We have been planning our trip to India these days. Which is when it suddenly struck me, it’s already more than eight months since I have been here in the US. I find it remarkable that I never realized the months go by, more so since I have a prior not-so-happy experience of living abroad and counting days till I could get back home again.
My father worked in the Philippines for over thirteen years during my childhood. The plan was for all of us to live together there. My parents rented a beautiful house in Manila, took admission for me in the International school there and all three of us shifted into our new home some weeks before the beginning of the school year. I was eleven years old then and quite excited about the move. I bid goodbye to my big gang of friends and all my favorite teachers in my old school in Bombay, eagerly looking forward to the new one. But sadly, things did not go according to plan.
I was initially very happy with the new school, the friendly teachers, the bright classrooms, the interesting subjects and the even more interesting ways in which the teachers taught them. The teachers in turn were delighted with me, a rare interested pupil. I did very well in all my classes. I was also eager to make new friends, but found myself shunned, even openly laughed at, at times. I was just not ‘cool’ enough for them.
The International school was where children of most of the expatriates in Manila went to. There were kids of many different nationalities in my class, but the distinctive cultural influence was American. There was no uniform and the kind of clothes worn in school would put any posh South-Bombay college girl to shame even today. I can now imagine how I might have stood out among them, dressed in my trademark long frocks or skirts, with my well-oiled hair tied in two tight long pigtails. But more disturbing than the sartorial differences were the cultural ones. Kids in sixth grade had ‘boyfriends’ and ‘girlfriends’, a concept which to my innocent mind seemed to belong to Hindi movies only. I found it hard to make myself accepted in this alien atmosphere.

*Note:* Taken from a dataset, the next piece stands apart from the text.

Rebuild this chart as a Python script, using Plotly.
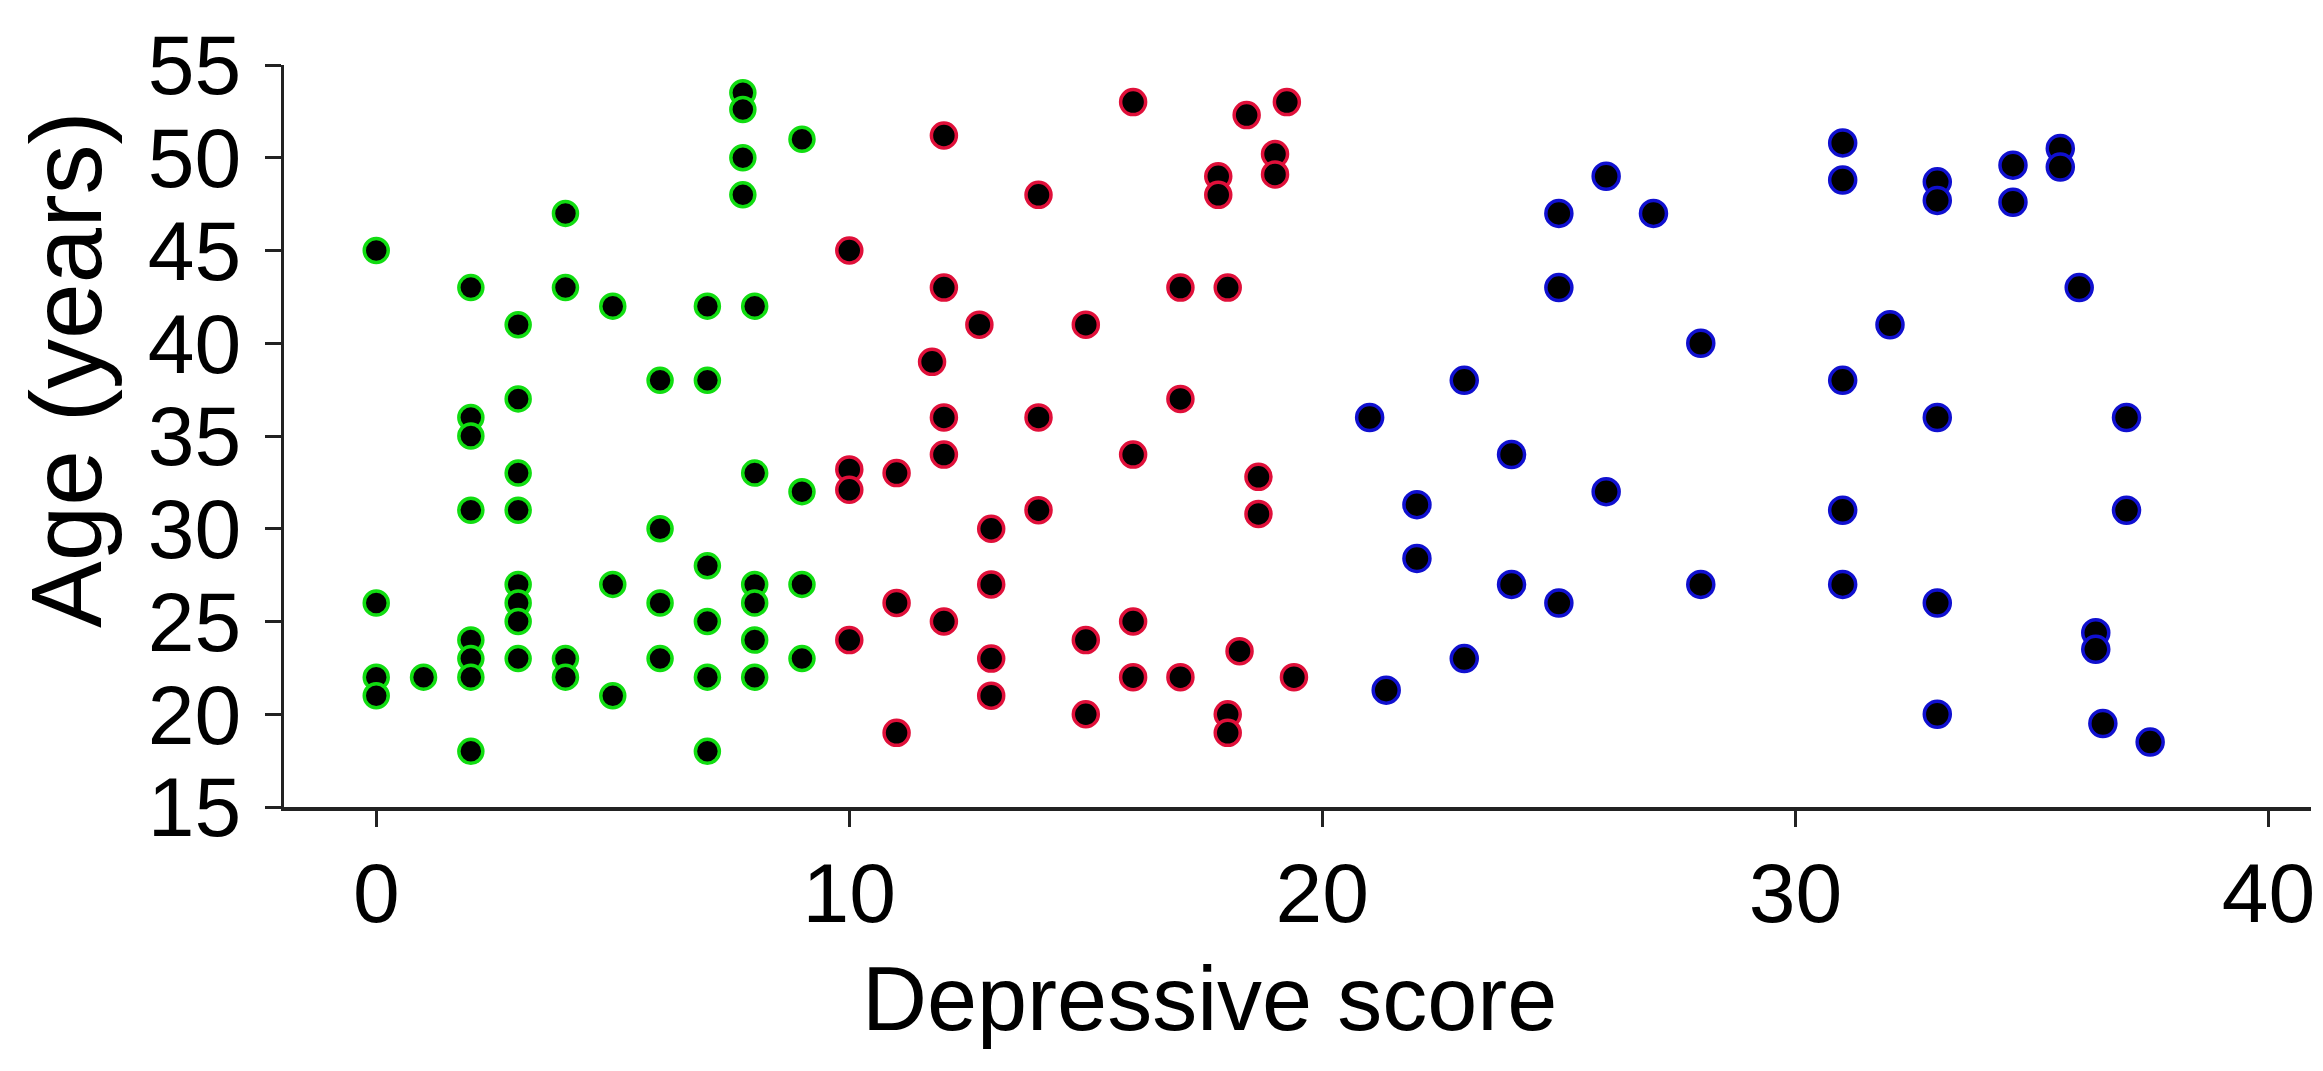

Some people were friendly though. I made a couple of good Indian friends who took me shopping. We bought shorts and t-shirts, not figure-hugging sexy stuff like some of the other girls, but at least something in which I would fit in more easily. My French teacher took me aside once and advised me not to oil my hair since the other kids found the smell offensive. An African girl who was equally shunned by the other kids took an instant liking to me.
But on the whole, I was pretty miserable. I missed our large extended family and all my old friends. I was bewildered at the hostile reception in the new school and tired of trying to fit into a culture I barely understood and didn’t very much like. My parents saw how miserable I was and decided to take me back to Bombay at the end of the school year. For the next thirteen years I lived and studied in Bombay, my father worked in Manila, and my mother shuttled back and forth between the two places every three months.
The question in my mind is, when I was so unhappy studying in an American school in an Asian country, how am I so happy working in an American company in America today? It could be that I am more mature now, better able to adapt to the new culture around me. But I think the real reason is that the people I work with are different.
My colleagues are mature Americans in their thirties and forties, intelligent hardworking people who respect me for my knowledge and my competence. These are people who are interested in the quality of my work, rather than my dressing sense or ‘cool’ quotient. They appreciate the fact that I am from a different culture and are eager to help me fit in. But I live in dread of meeting their kids some day. I seriously doubt if I would be able to interact with them as well even today. I guess I will never be ‘cool’ enough for them!